Problem description |
Quote the whole listing exactly. Leave the pictures out of your copy.
--- Start Dataset extract ---
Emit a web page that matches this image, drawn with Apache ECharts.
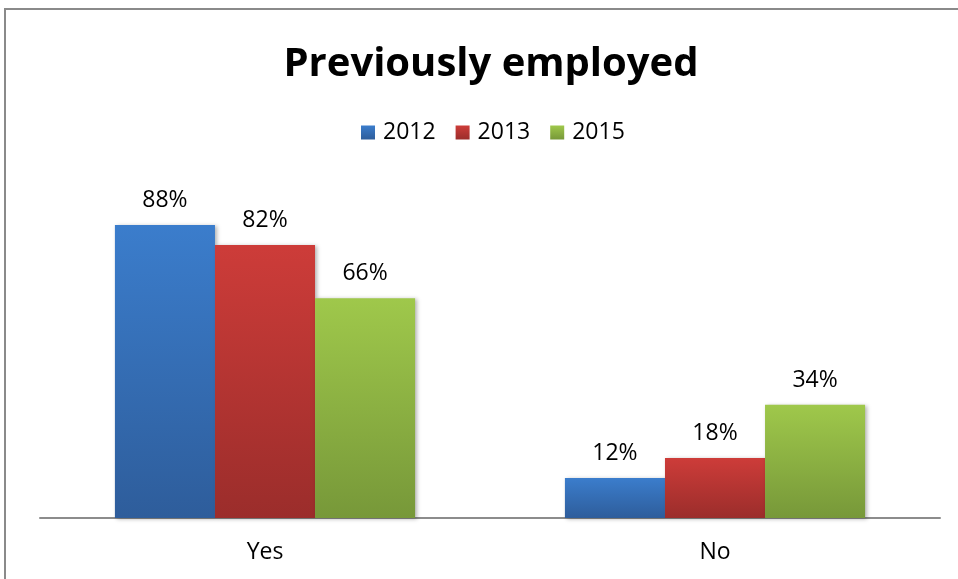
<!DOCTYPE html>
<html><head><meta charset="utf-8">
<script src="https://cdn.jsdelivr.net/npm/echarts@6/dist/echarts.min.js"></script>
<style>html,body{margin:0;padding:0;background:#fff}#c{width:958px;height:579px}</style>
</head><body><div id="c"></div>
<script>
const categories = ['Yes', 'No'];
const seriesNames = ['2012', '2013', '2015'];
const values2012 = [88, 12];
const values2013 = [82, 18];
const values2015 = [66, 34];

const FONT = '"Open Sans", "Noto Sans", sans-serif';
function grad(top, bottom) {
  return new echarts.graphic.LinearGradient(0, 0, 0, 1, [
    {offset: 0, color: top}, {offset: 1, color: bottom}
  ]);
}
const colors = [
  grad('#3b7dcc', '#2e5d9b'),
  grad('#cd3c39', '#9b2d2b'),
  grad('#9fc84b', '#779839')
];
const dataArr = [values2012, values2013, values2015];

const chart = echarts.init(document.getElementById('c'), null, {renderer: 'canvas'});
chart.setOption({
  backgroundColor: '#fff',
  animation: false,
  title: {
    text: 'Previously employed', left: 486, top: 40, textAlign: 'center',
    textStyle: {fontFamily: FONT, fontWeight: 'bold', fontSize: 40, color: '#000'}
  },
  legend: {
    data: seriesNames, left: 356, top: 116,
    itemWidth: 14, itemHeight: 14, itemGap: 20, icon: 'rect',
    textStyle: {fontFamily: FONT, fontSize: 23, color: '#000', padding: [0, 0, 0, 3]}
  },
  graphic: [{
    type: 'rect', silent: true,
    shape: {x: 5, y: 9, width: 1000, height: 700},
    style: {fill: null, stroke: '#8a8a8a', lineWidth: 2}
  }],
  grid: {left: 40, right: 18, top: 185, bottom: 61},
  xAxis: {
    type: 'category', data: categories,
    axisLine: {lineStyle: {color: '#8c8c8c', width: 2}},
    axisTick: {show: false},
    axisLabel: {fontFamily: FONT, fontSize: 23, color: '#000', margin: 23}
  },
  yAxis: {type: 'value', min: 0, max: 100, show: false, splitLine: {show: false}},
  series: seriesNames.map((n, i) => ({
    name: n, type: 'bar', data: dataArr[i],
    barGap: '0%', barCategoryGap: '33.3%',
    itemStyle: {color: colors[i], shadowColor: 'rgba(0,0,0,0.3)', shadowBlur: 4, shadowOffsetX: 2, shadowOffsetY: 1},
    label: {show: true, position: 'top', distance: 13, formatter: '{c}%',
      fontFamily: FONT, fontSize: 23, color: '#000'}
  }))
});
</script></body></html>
--- End Dataset extract ---
Solution for this task |
Emit a web page that matches this image, drawn with Apache ECharts.
<!DOCTYPE html>
<html><head><meta charset="utf-8">
<script src="https://cdn.jsdelivr.net/npm/echarts@6/dist/echarts.min.js"></script>
<style>html,body{margin:0;padding:0;background:#fff}#c{width:958px;height:579px}</style>
</head><body><div id="c"></div>
<script>
const categories = ['Yes', 'No'];
const seriesNames = ['2012', '2013', '2015'];
const values2012 = [88, 12];
const values2013 = [82, 18];
const values2015 = [66, 34];

const FONT = '"Open Sans", "Noto Sans", sans-serif';
function grad(top, bottom) {
  return new echarts.graphic.LinearGradient(0, 0, 0, 1, [
    {offset: 0, color: top}, {offset: 1, color: bottom}
  ]);
}
const colors = [
  grad('#3b7dcc', '#2e5d9b'),
  grad('#cd3c39', '#9b2d2b'),
  grad('#9fc84b', '#779839')
];
const dataArr = [values2012, values2013, values2015];

const chart = echarts.init(document.getElementById('c'), null, {renderer: 'canvas'});
chart.setOption({
  backgroundColor: '#fff',
  animation: false,
  title: {
    text: 'Previously employed', left: 486, top: 40, textAlign: 'center',
    textStyle: {fontFamily: FONT, fontWeight: 'bold', fontSize: 40, color: '#000'}
  },
  legend: {
    data: seriesNames, left: 356, top: 116,
    itemWidth: 14, itemHeight: 14, itemGap: 20, icon: 'rect',
    textStyle: {fontFamily: FONT, fontSize: 23, color: '#000', padding: [0, 0, 0, 3]}
  },
  graphic: [{
    type: 'rect', silent: true,
    shape: {x: 5, y: 9, width: 1000, height: 700},
    style: {fill: null, stroke: '#8a8a8a', lineWidth: 2}
  }],
  grid: {left: 40, right: 18, top: 185, bottom: 61},
  xAxis: {
    type: 'category', data: categories,
    axisLine: {lineStyle: {color: '#8c8c8c', width: 2}},
    axisTick: {show: false},
    axisLabel: {fontFamily: FONT, fontSize: 23, color: '#000', margin: 23}
  },
  yAxis: {type: 'value', min: 0, max: 100, show: false, splitLine: {show: false}},
  series: seriesNames.map((n, i) => ({
    name: n, type: 'bar', data: dataArr[i],
    barGap: '0%', barCategoryGap: '33.3%',
    itemStyle: {color: colors[i], shadowColor: 'rgba(0,0,0,0.3)', shadowBlur: 4, shadowOffsetX: 2, shadowOffsetY: 1},
    label: {show: true, position: 'top', distance: 13, formatter: '{c}%',
      fontFamily: FONT, fontSize: 23, color: '#000'}
  }))
});
</script></body></html>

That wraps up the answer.